I have a lot of text generated by some voice-to-text application (I honestly do not know the name of the application since I do not have physical access, however I have access to the live output). I am mining this data realtime and the output text looks like the first attachment, some parts are very clean, and some, well, very redundant.
I have now written a piece of software in Python that cleans up the text (Attachment two). The thing is, I can only do it on a lot of text at a time, eg. my backups which has hundreds of megabytes of pure text, when it comes in realtime, it gets hard to process only a few strings, since the semi-redundancy lasts 15-25 lines (as you can see in attachment 1).
The software works on the bigger files, and I am now trying to rewrite the code so it works with the live output.

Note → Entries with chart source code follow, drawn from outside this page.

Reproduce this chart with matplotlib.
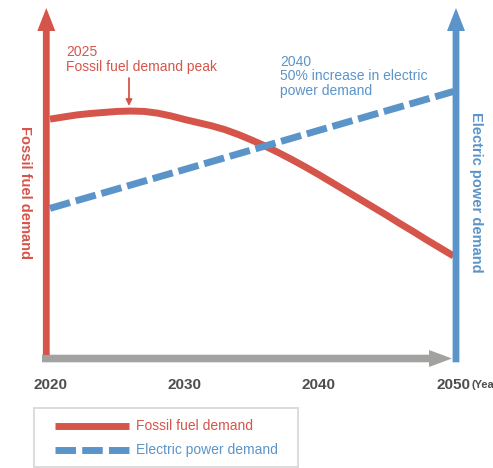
import matplotlib
matplotlib.use("Agg")
import matplotlib.pyplot as plt
from matplotlib.patches import Polygon, Rectangle
from matplotlib.lines import Line2D
import matplotlib.transforms as mtransforms

plt.rcParams['font.family'] = ['Liberation Sans', 'DejaVu Sans']

# ---- data -------------------------------------------------------------
fossil_years = list(range(2020, 2051))
fossil_demand = [68.4, 69.0, 69.6, 70.0, 70.3, 70.6, 70.7, 70.6,
                 70.1, 69.3, 68.3, 67.4, 66.5, 65.4, 64.0, 62.4,
                 60.7, 58.8, 56.8, 54.7, 52.5, 50.2, 47.9, 45.6,
                 43.3, 41.0, 38.6, 36.3, 33.9, 31.6, 29.3]

power_years = [2020, 2030, 2040, 2050]
power_demand = [42.9, 54.0, 65.2, 76.3]

tick_years = [2020, 2030, 2040, 2050]
tick_labels = ["2020", "2030", "2040", "2050"]

legend_labels = ["Fossil fuel demand", "Electric power demand"]

# ---- style ------------------------------------------------------------
RED = '#d6554a'
BLUE = '#5b94c9'
GREY = '#a2a3a0'
TEXT = '#4e4e4e'

W, H = 493, 468
fig = plt.figure(figsize=(W / 100, H / 100), dpi=100)

# data axes spanning the whole canvas
ax = fig.add_axes([0, 0, 1, 1], zorder=1)
px_per_year = 13.45
x0 = 2020 - 50 / px_per_year
ax.set_xlim(x0, x0 + W / px_per_year)
px_per_unit = 3.5
y_base = 358.5
ax.set_ylim(-(H - y_base) / px_per_unit, y_base / px_per_unit)
ax.axis('off')

ax.plot(fossil_years, fossil_demand, color=RED, lw=5.0,
        solid_capstyle='butt', solid_joinstyle='round')
ax.plot(power_years, power_demand, color=BLUE, lw=5.0,
        dashes=(3.0, 0.85), dash_capstyle='butt')

# overlay in pixel space for the frame arrows, labels and key
ov = fig.add_axes([0, 0, 1, 1], zorder=2)
ov.set_xlim(0, W)
ov.set_ylim(H, 0)
ov.patch.set_alpha(0)
ov.axis('off')

def v_arrow(cx, y_bottom, color):
    shaft = 3.4
    head = 9.0
    pts = [(cx - shaft, y_bottom), (cx - shaft, 31), (cx - head, 31),
           (cx, 8), (cx + head, 31), (cx + shaft, 31), (cx + shaft, y_bottom)]
    ov.add_patch(Polygon(pts, closed=True, facecolor=color, edgecolor='none'))

# horizontal time arrow
gy = 358.5
ov.add_patch(Polygon([(42, gy - 3.8), (429, gy - 3.8), (429, gy - 8.5),
                      (452, gy), (429, gy + 8.5), (429, gy + 3.8),
                      (42, gy + 3.8)], closed=True, facecolor=GREY,
                     edgecolor='none'))
v_arrow(46.3, 355, RED)
v_arrow(456, 362.3, BLUE)

# year labels placed on the data x scale
blend = mtransforms.blended_transform_factory(ax.transData, ov.transData)
for yr, lab in zip(tick_years, tick_labels):
    ov.text(yr, 385, lab, transform=blend, ha='center', va='center',
            fontsize=11, fontweight='bold', color=TEXT)
ov.text(471, 385, "(Year)", ha='left', va='center', fontsize=8,
        fontweight='bold', color=TEXT)

# vertical axis titles
ov.text(25, 192, "Fossil fuel demand", rotation=270, ha='center',
        va='center', fontsize=10.5, fontweight='bold', color=RED)
ov.text(476, 192, "Electric power demand", rotation=270, ha='center',
        va='center', fontsize=10.5, fontweight='bold', color=BLUE)

# callouts
ov.text(66, 52, "2025", ha='left', va='center', fontsize=10, color=RED)
ov.text(66, 67, "Fossil fuel demand peak", ha='left', va='center',
        fontsize=10, color=RED)
ov.annotate('', xy=(129, 106), xytext=(129, 78),
            arrowprops=dict(arrowstyle='-|>', color=RED, lw=1.3,
                            mutation_scale=9, shrinkA=0, shrinkB=0))

ov.text(280, 62, "2040", ha='left', va='center', fontsize=10, color=BLUE)
ov.text(280, 76.5, "50% increase in electric", ha='left', va='center',
        fontsize=10, color=BLUE)
ov.text(280, 91, "power demand", ha='left', va='center', fontsize=10,
        color=BLUE)

# key box
ov.add_patch(Rectangle((33.5, 408), 264.5, 58.5, facecolor='none',
                       edgecolor='#dcdcdc', lw=1.4))
ov.add_line(Line2D([55, 129], [426, 426], color=RED, lw=5.0,
                   solid_capstyle='butt'))
ov.add_line(Line2D([55, 129], [450, 450], color=BLUE, lw=5.0,
                   dashes=(2.95, 0.9), dash_capstyle='butt'))
ov.text(136, 426, legend_labels[0], ha='left', va='center', fontsize=10,
        color=RED)
ov.text(136, 450, legend_labels[1], ha='left', va='center', fontsize=10,
        color=BLUE)

fig.savefig("out.png", dpi=100)
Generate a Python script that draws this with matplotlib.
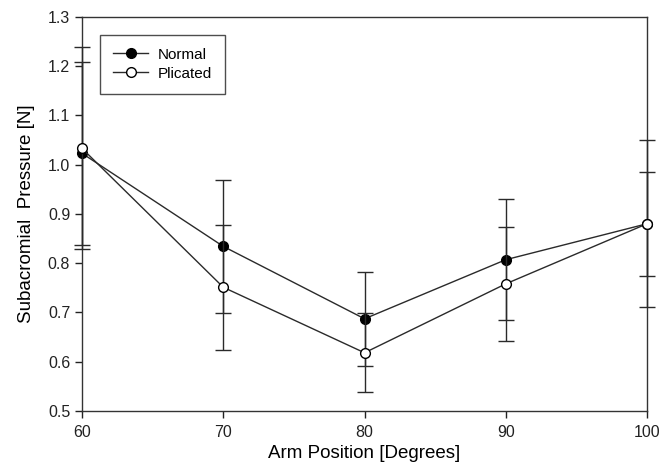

But since I am a self taught programmer, I was wondering if anybody could share how their approach to doing the job would be.
My approach is (also see attachment two, however I am bad at commenting, so I do not know if you would get much out of it):
Open the file(plain text) and wait until 25 lines has been written to the file
read 25 lines into a list, lets call it MasterList
run clean-up functions (1-7) on MasterList (see below)
Print lines 10-14 to cleaned up file (first time it prints lines 0-14)
Push line 5-24 of MasterList to the beginning of MasterList, making them now have indices 0-19
Read 5 new lines to Masterlist or wait until 5 new lines are ready
Go back to #3
--> Note regarding #3: The cleanup functions do the following: *Compare lines by the use of Fuzzy String Matching, fuzzywuzzy, and delete duplicate or semiduplicate lines
*Check if the first word in a sentence is the same as the last word in the previous sentence, and in that case delete the last word in the previous sentence *Smaller stuff, to make the text look clean.
My questions is: Would you go about it in a completely different way? Maybe machine learning? Another language may be better suited? Any libraries or even software that already would do this?
If you do read my code, I am also eager to learn my mistakes, if you see some stupid thing I am doing, criticism (even harsh criticism if you feel like bashing me) is very welcome.